Rajd Maroka stanowi finałową rundę sezonu FIA World Rally-Raid Championship, a więc Mistrzostw Świata w Rajdach Terenowych. Na trasach imprezy pojawi się m.in. fabryczny zespół Energylandia Taurus Factory Team, dla którego będzie to pierwszy sprawdzian od momentu narodzin projektu w sierpniu tego roku. W barwach zespołu wystartują trzy załogi. Będą to Marek Goczał z Maciejem Martonem, Michał Goczał z Diego Ortegą oraz Eryk Goczał z Alexem Haro, który w Maroku zastąpi Oriola Menę - etatowego pilota Eryka - którego tym razem w domu zatrzymały sprawy rodzinne.

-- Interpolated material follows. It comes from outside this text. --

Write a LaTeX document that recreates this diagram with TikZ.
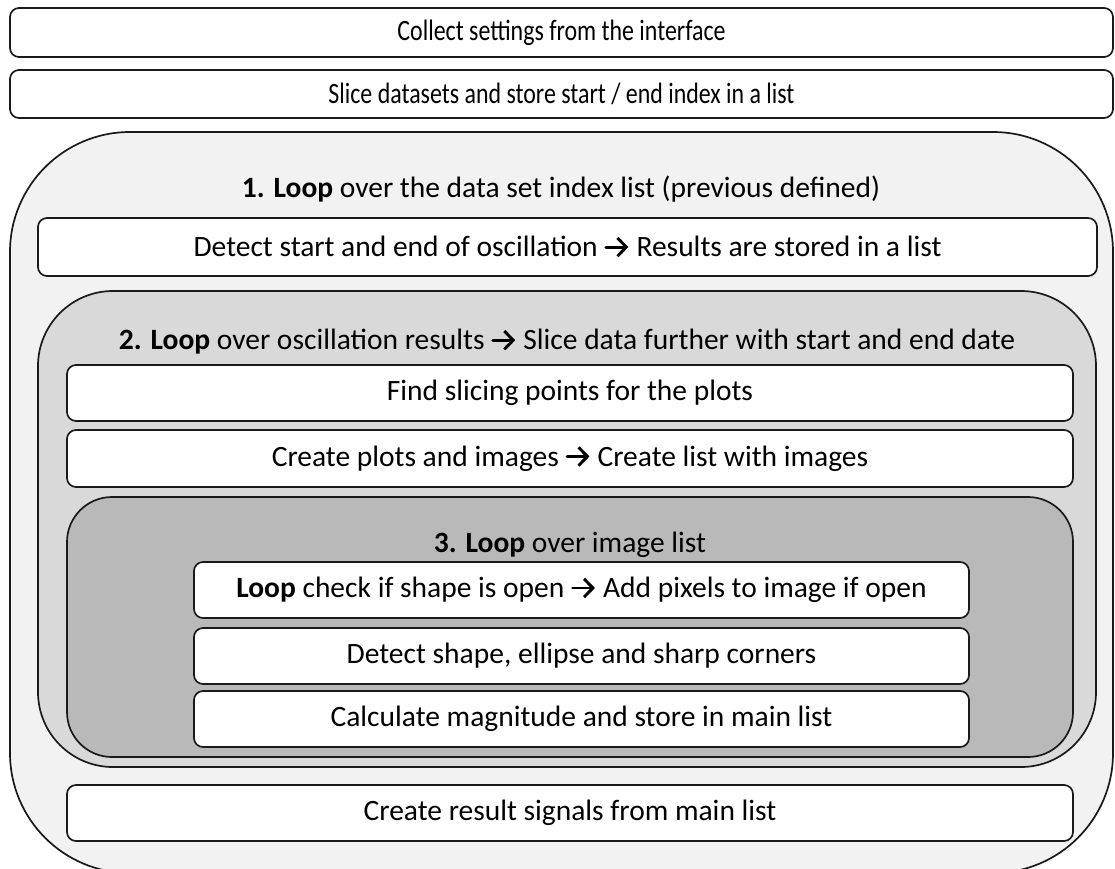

2 października nastąpi otwarcie parku serwisowego Rajdu Maroka. Następnie na zawodników i ich zespoły czekają testy, odbiory administracyjne oraz badanie kontrolne maszyn. W niedzielę, 6 października odbędzie się prolog, zaś właściwa część rywalizacji wystartuje w poniedziałek, 7 października. Na zawodników czeka pięć etapów o łącznej długości prawie 2470 kilometrów, z czego 1512 kilometrów stanowią odcinki specjalne. Początkowe dni zespoły spędzą w Marrakeszu. Bazą wypadową do trzech pierwszych etapów będzie z kolei Zakura, natomiast dwie finałowe pętle rajdu wystartują z okolic miasta Bouarfa.
Do rywalizacji w klasie Challenger (samochody T3) zgłosiło się 38 załóg. Rajd Maroka zakończy się w piątek, 11 października w mieście Bouarfa, gdzie odbędzie się również ceremonia rozdania nagród.
Znajdujemy się właśnie w warsztacie zespołu Energylandia Taurus Factory Team, gdzie na co dzień pracujemy nad naszymi samochodami. Z tego miejsca chciałbym ogłosić, że już w kolejnych dniach weźmiemy udział w Rajdzie Maroka. Wcześniej w tym roku podjąłem decyzję o tym, aby stanąć na czele zespołu i wziąć na siebie odpowiedzialność za wszystko, co tutaj robimy. Cieszę się, że realizujemy nasz projekt, a nasze auta właśnie docierają do Maroka - mówił Eryk Goczał.
Niestety w trakcie Rajdu Maroka nie będzie towarzyszył mi Oriol Mena, którego sprawy rodzinne zatrzymały w domu. Życzę jemu i jego rodzinie wszystkiego, co najlepsze. W Maroko stworzę załogę z Alexem Haro, znakomitym pilotem, który - mam taką nadzieję - otworzy przede mną szerszą perspektywę na rajdy terenowe - również te w kategorii T1, gdzie na co dzień startuje. Jesteśmy bardzo dobrze przygotowani i już nie mogę się doczekać powrotu do rywalizacji po tak długiej przerwie - podsumował kierowca Energylandia Taurus Factory Team.